The 2010 census showed that Hyattsville’s population grew from 14,733 on April 1, 2000, to 17,557 a decade later, an increase of almost 20 percent. Much of that was in Ward 3, where annexation led to an imbalance of 1,000 residents.

Making sure they get evenly distributed was just one consideration for the three-member redistricting committee.

Committee chair David Rain presented six plans to the council. He described the existing boundary lines, drawn based on 2000 census data, as “jagged and irregular.”

One reason for that, he said, “had to do with moving the lines around [to keep] incumbents in their wards. We did pay attention to that, but we didn’t focus on it exclusively.”

They also focused on drawing “compact, contiguous” boundaries and, in keeping with the Voting Rights Act of 1965, creating a minority-opportunity ward, with a minority population of at least 50 percent.

But that proved harder than expected, because “there aren’t a lot of pockets of concentrations,” explained Rain. “It’s a virtue [for the city], but makes our job a little harder.”

Still, two of the six plans do create such a ward, with Hispanics making up just over half the population in Ward 5. Another pair of plans would keep all incumbents in their wards, while meeting few other criteria.

The scenario that divides the population most evenly has a difference of only 75 people between the largest and smallest wards. But it’s one of two plans that would redistrict six council members out of the wards that elected them.

Candace Hollingsworth (Ward 1) pointed out that in most scenarios, the councilmembers who would be displaced are up for re-election in 2013, “so they’d be running anyway.”

But putting three incumbents in one ward, as some plans do, would lead to a game of musical chairs in which the rules have yet to be written.

“When do the boundaries take effect?”said Mayor Marc Tartaro later, giving examples of questions that would surface. “How do you figure out who’s running against each other? These are all things we would have to decide.”

City Attorney Richard Colaresi agreed. “That is really a council problem to solve,” he said.

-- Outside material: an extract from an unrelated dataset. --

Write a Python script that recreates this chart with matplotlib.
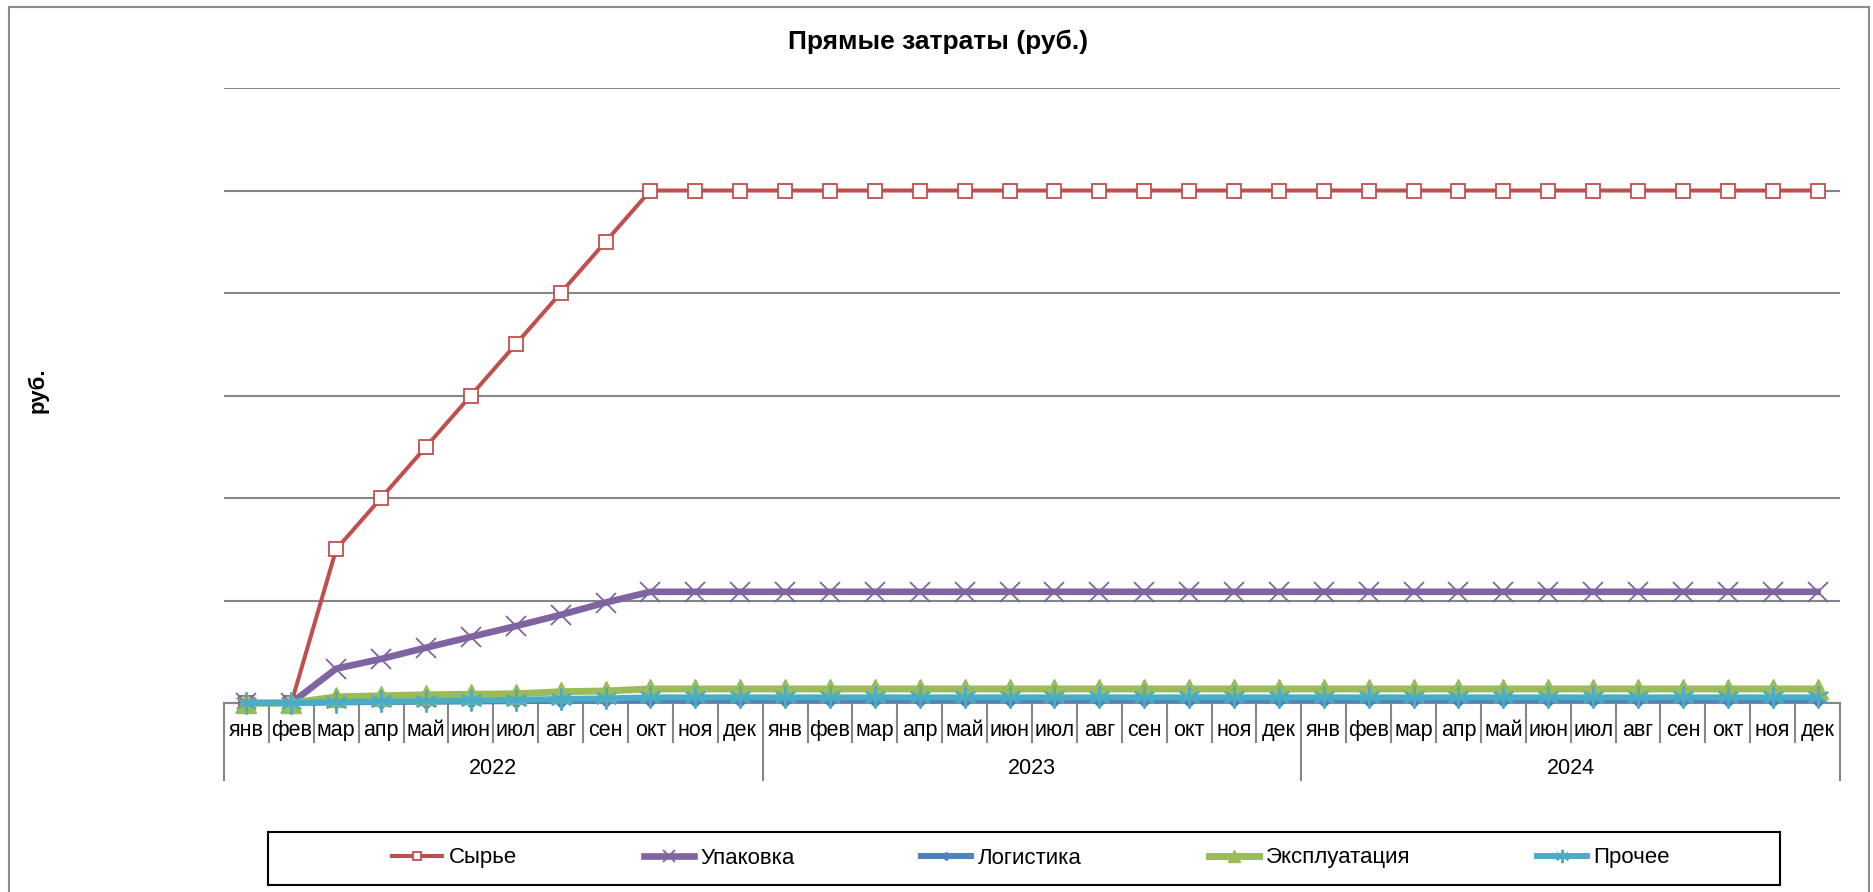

“We did not have a mandate to fix city council dysfunction or solve a lot of other problems,” Rain said. “We were given pretty clear marching orders. We were told that the council thought the best plan was to stick with five wards, so that’s what we did.”

The 10-member body, composed of two representatives for each of five wards, is the second largest in the state. During the presentation, at least one councilmember was open to changing the structure, although she acknowledged that it would likely stay the same.

“I regret that we didn’t give you a little more free rein,” in designing the plans, Shani Warner (Ward 2) told Rain. She cited “the historic problem we have getting people to run for election, the low turnout we have in some wards … [and] the issues with comity and civility that we’ve had recently on the council” as reasons to re-examine the structure.

Colaresi explained that there were two ways to restructure: “Create more wards and keep one person for the seat, or lesson the number of wards and keep two people in staggered elections.”

But, he added, “the fewer wards you have, the less likely there is any minority-opportunity ward.”

All plans can be found on the city website, and the public is encouraged to give feedback on them until March 19. To comment, send an e-mail with the subject line “Redistricting 2012” to  City Clerk Douglass Barber at

The committee will meet again the week of March 26 to incorporate the responses  into a second round of plans. Those, said Rain, should be presented to council next month.